By Needa Bee
As California’s homeless state of emergency continues to soar above the rest of the crisis that sweeps the United States, so do falsely claimed government controlled “solutions.”
The state and the nation are turning their eyes to the Bay Area governments who are patting themselves on the back for their successful approaches, while the housing affordability crisis and homeless state of emergency continue to be some of the worse. Unfortunately the programs to prevent homelessness and the pathways to end homelessness many times do not result in a permanent roof over your head. Rather they are a revolving door (and sometimes a one way door) back to the streets.
The next three issues, we will look at how different Bay Area Cities are addressing the affordable housing & homeless crisis. First city: Oakland
Oakland: Working on Making Homeless People Disappear, While the Homeless Crisis Grows
Over the past two years, the City of Oakland has spent unprecedented millions of dollars on so called solutions to homelessness. But during that time Oakland’s unhoused population has more than doubled, and hundreds of curbside residents who have been thru Tuff Sheds and Bay Area Community Services Rapid Rehousing efforts have been recycled back on the streets.
Meanwhile, rather than heed the October 19th, 2018 United Nations report from the Special Rapporteur on Adequate Housing who visited Oakland homeless encampments in the Fall 2017 and described the conditions as “cruel and inhuman,” Mayor Libby Schaaf’s Encampment Management Team has increased its inhumane treatment of its most vulnerable residents. The only U.S. cities called out for violations in the UN’s new report on global homelessness conditions are San Francisco and Oakland. As stated in the new UN report:
The Oakland conditions of discrimination and harassment of encampment residents and punitive denials of access to basic services constitute “cruel and inhuman treatment and is a violation of multiple human rights…Such punitive policies must be prohibited in law and immediately ceased.”
Since that report, there has been a massive increase in the already inhumane practices described in the UN report. There has also been new tactics the Encampment Management Team deploys including demolishing entire communities of self-built homes or taking vehicles people live in. Adding insult to injury, trauma to more trauma, no alternative adequate shelter is being offered to the communities it destroys – not even a tent or one night in a homeless shelter, but leaves people vulnerable and traumatized on the side of the road where their homes & RVs once stood.

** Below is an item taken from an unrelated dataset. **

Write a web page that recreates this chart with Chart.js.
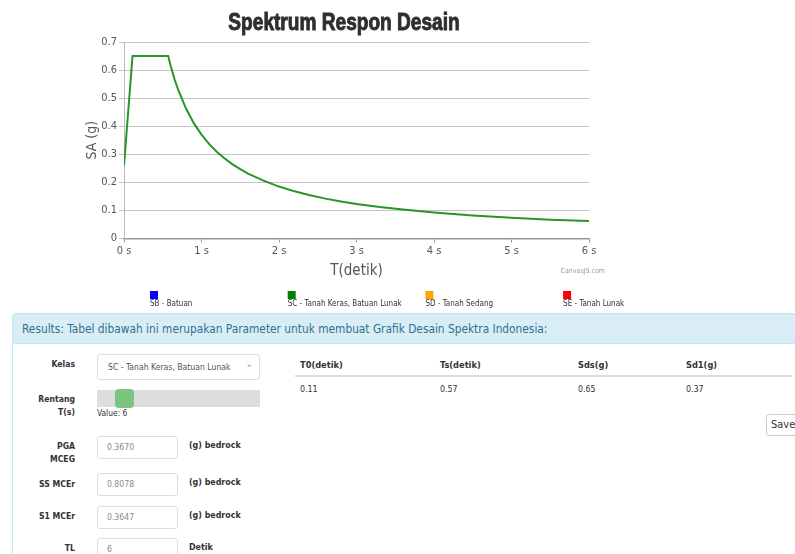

From The Curbs to To BandAid Shelter to The Curbs
When The City pats itself on its back for offering one night at St. Vincent de Paul, it’s still not offering adequate shelter. Because the shelter system is broken. The City knows this. The homeless service providers know this. And the unsheltered know this. Yet The Mayor wants to use millions of dollars to build more homeless shelters without drastically fixing this broken system. Many of us have advocated and advised that if The City is set on shelter beds, they should in the very least improve the existing system instead of wasting public funds in a system that recycles people in and out of the streets. And why should millions be spent on beds when those resources could be used to build permanent housing?
The main push prior to the creation of new homeless shelters was the multi-million dollar Tuff Shed Scam. Tuff sheds do not work. They do not improve the lives of the vast majority of people who are pushed through them. Much like the shelter system, a majority of people are recycled back onto the streets after spending 6 months to a year in the tuff sheds. In addition, the mismanagement of the tuff shed sites by non-profits receiving a half a million dollars to run them is unacceptable. The Village and Meiklejohn Civil Liberties Institute has documented dozens of testimonies of abuse, punishment, loss of personal property, dismal conditions, harm and violence from former residents of the Tuff Sheds. The Tuff Shed program is merely a cosmetic approach that gives the illusion of doing something, while making homeless residents – not the homeless crisis – disappear.
The Mayor and her Encampment Management Team needs to come clean. Approaching homelessness as a humanitarian crisis is not their priority. However, approaching homelessness as an eye sore to their profit driven development plans is a priority that is making a handful of people very rich. The money is not reaching the people it has been intended to help.
There are literally thousands of Oaklanders, mostly Black, mostly born and raised in Oakland, living on the streets tonight. Meanwhile, for every one unhoused person, four residential units stay empty in Oakland. Meanwhile, 200 permanent housing units have been approved to be built over the next five years. Over that same time 50,000 market rate and above market rate units will be built.
The City is lying. They have no intention to solve the affordable housing crisis or the homeless state of emergency. They have every intention of building for rich, white people who do not live here, while they leave The Town on the streets to freeze to death.